No Suspension, No Demotion: The Texas Trooper Who Chest-Bumped South Carolina Players Faces Minimal Consequences

What began as a viral moment on a college football sideline has now reached its quiet, unsatisfying conclusion — and for the South Carolina Gamecocks, the outcome raises serious questions about accountability, authority, and the treatment of Black athletes in high-stakes public settings.


The Incident: A Touchdown, a Tunnel, and a Confrontation

Last November, wide receiver Nyckoles Harbor delivered one of the most electrifying plays of South Carolina’s season — an 80-yard touchdown reception that sent the Gamecocks into halftime with momentum against Texas A&M. As Harbor’s stride carried him into the tunnel, a handful of teammates followed to celebrate the score. What should have been a moment of pure joy quickly became something far more troubling.

In footage that spread rapidly across social media, a Texas state trooper was seen making deliberate physical contact — a chest bump — with a pair of South Carolina players near the tunnel entrance, followed by a verbal confrontation directed at the group. The clip drew immediate national attention and widespread criticism, with many viewers questioning why a law enforcement officer would initiate physical contact with college athletes in what was, at its core, a postgame celebration.
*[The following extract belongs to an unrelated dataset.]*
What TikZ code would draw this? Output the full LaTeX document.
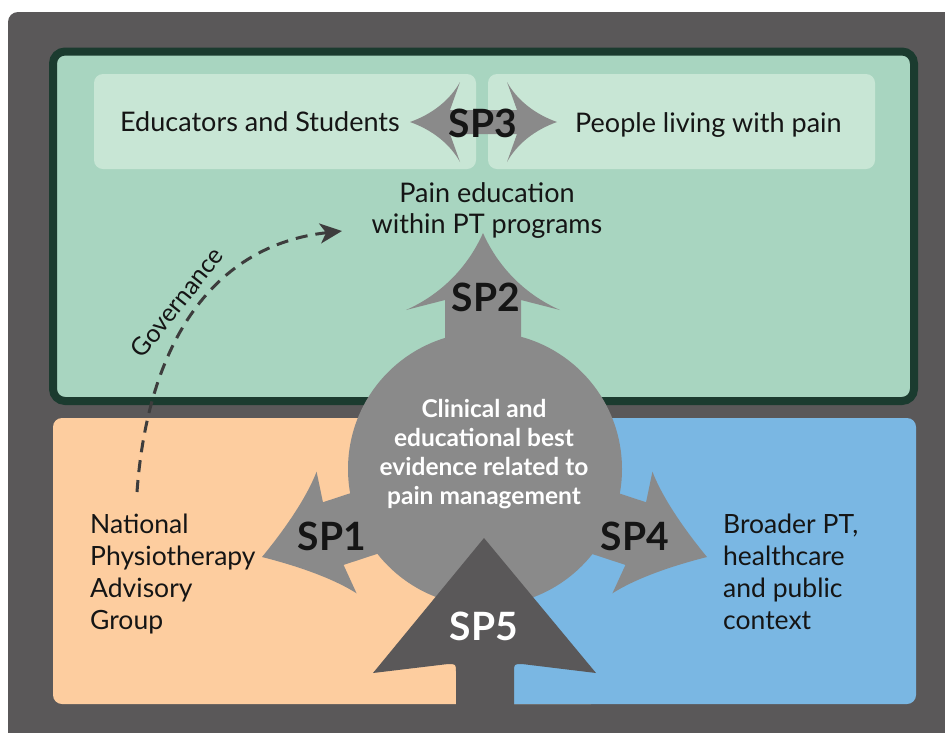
\documentclass[tikz,border=0pt]{standalone}
\usepackage{fontspec}
\setmainfont{Lato}
\usetikzlibrary{arrows.meta}
\definecolor{bgdark}{HTML}{5A5859}
\definecolor{midgray}{HTML}{8A8A8A}
\definecolor{greenfill}{HTML}{A8D5C0}
\definecolor{palegreen}{HTML}{C8E6D5}
\definecolor{greenborder}{HTML}{1B3B2F}
\definecolor{orangefill}{HTML}{FDCD9F}
\definecolor{bluefill}{HTML}{7AB7E3}
\definecolor{txtdark}{HTML}{151515}
\definecolor{dashcol}{HTML}{3D3D3D}
\tikzset{
  % w, h, c, s, L, concavity
  pics/sparrow/.style n args={6}{code={%
    \fill[midgray] (0,0) .. controls ({-#6*#1},{0.45*#2}) and ({-(#6+0.35)*#1},{0.8*#2}) .. ({-#1},{#2})
      -- ({-#4},{#3}) -- ({-#4},{#5}) -- ({#4},{#5}) -- ({#4},{#3}) -- ({#1},{#2})
      .. controls ({(#6+0.35)*#1},{0.8*#2}) and ({#6*#1},{0.45*#2}) .. (0,0) -- cycle;}},
  boxtxt/.style={font=\fontsize{27}{31.5}\selectfont, text=txtdark, inner sep=0pt},
  sidetxt/.style={font=\fontsize{26.5}{32}\selectfont, text=txtdark, inner sep=0pt, align=left},
  hubtxt/.style={font=\fontsize{24.5}{29}\selectfont\bfseries, text=white, inner sep=0pt, align=center},
  splbl/.style={font=\fontsize{39}{42}\selectfont\bfseries, text=txtdark, inner sep=0pt},
  govlbl/.style={font=\fontsize{25}{28}\selectfont, text=txtdark, inner sep=0pt},
  govline/.style={draw=dashcol, line width=3pt, dash pattern=on 12pt off 8pt,
    -{Stealth[length=22pt,width=20pt,inset=6pt]}},
}
\begin{document}
\begin{tikzpicture}[x=1pt,y=-1pt]
\useasboundingbox (0,0) rectangle (945,732);
\fill[white] (0,0) rectangle (945,732);
\begin{scope}
  \clip (0,0) rectangle (945,732);
  \fill[bgdark, rounded corners=10pt] (8,12) rectangle (965,752);
\end{scope}
% green panel
\draw[line width=8pt, draw=greenborder, fill=greenfill, rounded corners=12pt] (53,51.5) rectangle (914,401);
\fill[palegreen, rounded corners=9pt] (94,74) rectangle (476,169);
\fill[palegreen, rounded corners=9pt] (488,74) rectangle (875,169);
% orange and blue panels
\fill[orangefill, rounded corners=9pt] (53,418) rectangle (600,704);
\fill[bluefill, rounded corners=9pt] (485,418) rectangle (916,704);
% governance connector
\coordinate (govS) at (137,492);
\coordinate (govE) at (342,231);
\draw[govline] (govS) .. controls (148,340) and (215,245) .. (govE);
\node[govlbl, rotate=51.5, anchor=base] (gov) at (184,308) {Governance};
% central circle
\node[circle, fill=midgray, minimum size=274pt, inner sep=0pt] (hub) at (485,469) {};
% arrows
\pic (sp2arrow) at (483,233) {sparrow={77}{77}{67}{38}{115}{0.2}};
\pic[rotate=108.2] (sp1arrow) at (262,557) {sparrow={64}{78.5}{75}{33}{125}{0.35}};
\pic[rotate=-108.2] (sp4arrow) at (707,557) {sparrow={64}{78.5}{75}{33}{125}{0.35}};
% SP3 double arrow
\fill[midgray] (410,122) .. controls (432.5,114) and (450,100) .. (460,82) -- (450,110) -- (517,110) -- (507,82)
  .. controls (517,100) and (534.5,114) .. (557,122) .. controls (534.5,130) and (517,144) .. (507,162)
  -- (517,134) -- (450,134) -- (460,162) .. controls (450,144) and (432.5,130) .. (410,122) -- cycle;
% SP5 arrow
\fill[bgdark] (484,538) -- (596,673) -- (522,664) .. controls (514,664) .. (514,672) -- (514,715)
  -- (456,715) -- (456,672) .. controls (456,664) .. (448,664) -- (373,673) -- cycle;
% texts
\node[boxtxt, anchor=base west] (edu) at (120,131) {Educators and Students};
\node[boxtxt, anchor=base west] (people) at (575,132) {People living with pain};
\node[boxtxt, anchor=north, align=center] (pe) at (487,182) {Pain education\\within PT programs};
\node[hubtxt, anchor=north] (hubtext) at (484,399) {Clinical and\\educational best\\evidence related to\\pain management};
\node[sidetxt, anchor=north west] (npag) at (90,513.5) {National\\Physiotherapy\\Advisory\\Group};
\node[sidetxt, anchor=north west] (broad) at (723,513.5) {Broader PT,\\healthcare\\and public\\context};
\node[splbl] (sp3) at (483,123.5) {SP3};
\node[splbl] (sp2) at (486,297) {SP2};
\node[splbl] (sp1) at (332,536) {SP1};
\node[splbl] (sp4) at (635,536) {SP4};
\node[splbl, text=white] (sp5) at (484,626.5) {SP5};
\end{tikzpicture}
\end{document}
In the aftermath, Harbor’s teammate Oscar Adaway escalated the matter publicly, threatening legal action and demanding a formal public apology. The trooper was relieved of his gameday duties in College Station. Harbor, for his part, stayed largely silent — until now.


Harbor Breaks His Silence

Speaking at his youth football camp last week, Harbor was asked about the incident by a young attendee — a moment that clearly caught even him off guard. His response was candid and telling.

“He just told us to get out (of the tunnel),” Harbor said. “Not in a polite way, though. He got in a couple curse words, but he told us to get out.”

The comment strips away any remaining ambiguity about the nature of the exchange. This was not a misunderstanding or a case of crossed signals — it was an aggressive, profanity-laced confrontation initiated by a law enforcement officer toward a group of college athletes who had just scored a touchdown. The physical contact, combined with the tone Harbor described, paints a picture of an interaction that had no business happening at a football game.


The Investigation: Six Months, and a Slap on the Wrist

The Texas Department of Public Safety’s Office of Inspector General launched a formal investigation into the incident in the immediate aftermath. Six months later, the results are in — and they are underwhelming.

According to reporting by Chapel Fowler of The State, the trooper was not suspended, demoted, or fired. He received what officials vaguely described as “corrective action.” A Texas DPS spokeswoman confirmed that an internal investigation “revealed that the trooper acted in a manner contrary to the department’s rules, regulations, and expectations of its employees” — an acknowledgment of wrongdoing that, remarkably, produced no formal disciplinary consequence.

The lack of transparency surrounding the specifics is shielded, conveniently, by Texas law. Under the state’s open records statutes, investigation documents related to officer misconduct are only subject to public disclosure if the outcome involves a discharge, suspension, or demotion. Since none of those occurred, the full record remains sealed.

“The responsive records consist of an investigation that did not result in disciplinary action, as defined above, being taken against a commissioned officer,” a representative for the Texas DPS Office of General Counsel said via email. “Therefore, the requested records are confidential, and our office is prohibited by law from releasing this information.”

In other words: the department admits the trooper was wrong, but the punishment — whatever it was — falls below the legal threshold that would require the public to know what actually happened.


The Bigger Picture

The trooper, who earns just under $100,000 annually and has served with the Texas Department of Public Safety for more than two decades, will continue in his role with the department going forward. There is no firing. No suspension on record. No public apology — something Adaway had specifically demanded.

For South Carolina’s players, this outcome is a frustrating but familiar one. They were physically confronted by a law enforcement officer in a public setting, the incident was captured on video for the entire country to see, a formal investigation confirmed the officer acted improperly — and yet the practical consequences are minimal, hidden behind legal definitions designed to limit accountability.

Harbor’s willingness to finally speak on it, even in the casual setting of a youth camp, suggests the moment still resonates. It should. What happened in that tunnel was wrong, the investigation confirmed it was wrong, and the response from the institution responsible has been to quietly absorb it and move on. South Carolina’s players — and the public — deserved better than that.